* **MATERIAL**:

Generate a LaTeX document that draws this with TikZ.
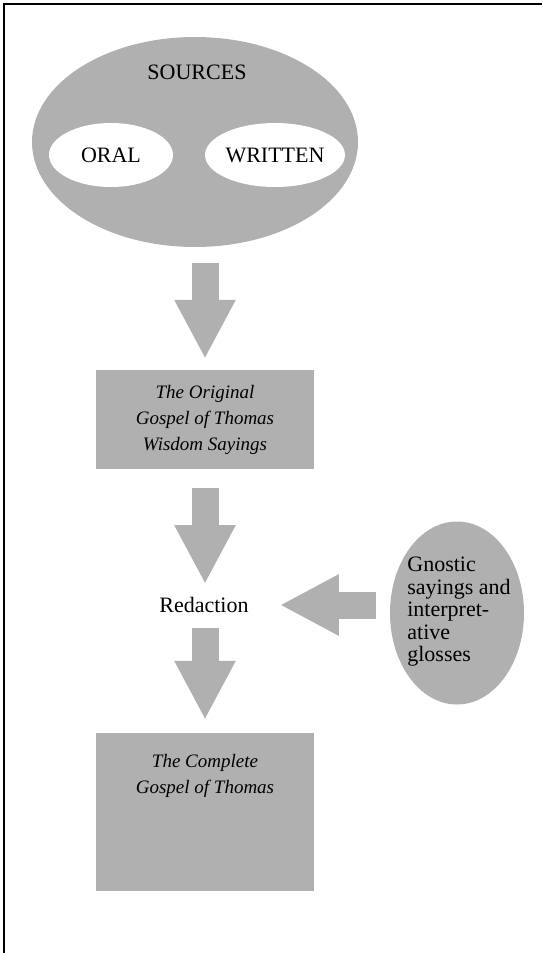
\documentclass[tikz,border=0pt]{standalone}
\usepackage{fontspec}
\setmainfont{Liberation Serif}
\usetikzlibrary{shapes.geometric,arrows.meta}
\definecolor{srcgray}{RGB}{176,176,176}

\begin{document}
\begin{tikzpicture}[x=1pt,y=-1pt,
    grayoval/.style={ellipse,fill=srcgray,inner sep=0pt},
    whiteoval/.style={ellipse,fill=white,inner sep=0pt,minimum width=124pt,minimum height=64pt},
    graybox/.style={rectangle,fill=srcgray,inner sep=0pt,minimum width=218pt},
    roman/.style={font=\fontsize{22}{22.5}\selectfont,inner sep=0pt},
    slanted/.style={font=\fontsize{19}{26}\selectfont\itshape,align=center,inner sep=0pt},
    blockarrow/.style={draw=srcgray,line width=27pt,-{Triangle[length=59pt,width=57pt]}}]
        \useasboundingbox (0,0) rectangle (542,953);
        \draw[line width=2pt] (542,4) -- (4,4) -- (4,953);
        % sources
        \node[grayoval,minimum width=326pt,minimum height=210pt] (src) at (195,142) {};
        \node[roman] (srclbl) at (197,72) {SOURCES};
        \node[whiteoval,roman] (oral) at (111,155) {ORAL};
        \node[whiteoval,roman] (written) at (275,155) {WRITTEN};
        % gospel boxes
        \node[graybox,minimum height=99pt,slanted] (orig) at (205,419.5) {The Original\\Gospel of Thomas\\Wisdom Sayings};
        \node[roman] (red) at (204,605) {Redaction};
        \node[graybox,minimum height=158pt] (full) at (205,812) {};
        \node[slanted] (fulltxt) at (205,776) {The Complete\\Gospel of Thomas};
        % gnostic input
        \node[grayoval,minimum width=134pt,minimum height=183pt] (gno) at (457,613) {};
        \node[roman,align=left] (gnotxt) at (459,612) {Gnostic\\sayings and\\interpret-\\ative\\glosses};
        % arrows
        \draw[blockarrow,shorten <=16pt,shorten >=11pt] (src.south -| orig.north) -- (orig.north);
        \draw[blockarrow,shorten <=19pt,shorten >=13pt] (orig.south) -- (red.north -| orig.south);
        \draw[blockarrow,shorten <=15pt,shorten >=13pt] (red.south -| full.north) -- (full.north);
        \draw[blockarrow,shorten <=14pt,shorten >=31pt] (red.east -| gno.west) -- (red.east);
\end{tikzpicture}
\end{document}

* **WHAT TO DO**: Would you return the data exactly as written, without the pictures?

* **PROBLEM SOLUTION**:
Generate a LaTeX document that draws this with TikZ.
\documentclass[tikz,border=0pt]{standalone}
\usepackage{fontspec}
\setmainfont{Liberation Serif}
\usetikzlibrary{shapes.geometric,arrows.meta}
\definecolor{srcgray}{RGB}{176,176,176}

\begin{document}
\begin{tikzpicture}[x=1pt,y=-1pt,
    grayoval/.style={ellipse,fill=srcgray,inner sep=0pt},
    whiteoval/.style={ellipse,fill=white,inner sep=0pt,minimum width=124pt,minimum height=64pt},
    graybox/.style={rectangle,fill=srcgray,inner sep=0pt,minimum width=218pt},
    roman/.style={font=\fontsize{22}{22.5}\selectfont,inner sep=0pt},
    slanted/.style={font=\fontsize{19}{26}\selectfont\itshape,align=center,inner sep=0pt},
    blockarrow/.style={draw=srcgray,line width=27pt,-{Triangle[length=59pt,width=57pt]}}]
        \useasboundingbox (0,0) rectangle (542,953);
        \draw[line width=2pt] (542,4) -- (4,4) -- (4,953);
        % sources
        \node[grayoval,minimum width=326pt,minimum height=210pt] (src) at (195,142) {};
        \node[roman] (srclbl) at (197,72) {SOURCES};
        \node[whiteoval,roman] (oral) at (111,155) {ORAL};
        \node[whiteoval,roman] (written) at (275,155) {WRITTEN};
        % gospel boxes
        \node[graybox,minimum height=99pt,slanted] (orig) at (205,419.5) {The Original\\Gospel of Thomas\\Wisdom Sayings};
        \node[roman] (red) at (204,605) {Redaction};
        \node[graybox,minimum height=158pt] (full) at (205,812) {};
        \node[slanted] (fulltxt) at (205,776) {The Complete\\Gospel of Thomas};
        % gnostic input
        \node[grayoval,minimum width=134pt,minimum height=183pt] (gno) at (457,613) {};
        \node[roman,align=left] (gnotxt) at (459,612) {Gnostic\\sayings and\\interpret-\\ative\\glosses};
        % arrows
        \draw[blockarrow,shorten <=16pt,shorten >=11pt] (src.south -| orig.north) -- (orig.north);
        \draw[blockarrow,shorten <=19pt,shorten >=13pt] (orig.south) -- (red.north -| orig.south);
        \draw[blockarrow,shorten <=15pt,shorten >=13pt] (red.south -| full.north) -- (full.north);
        \draw[blockarrow,shorten <=14pt,shorten >=31pt] (red.east -| gno.west) -- (red.east);
\end{tikzpicture}
\end{document}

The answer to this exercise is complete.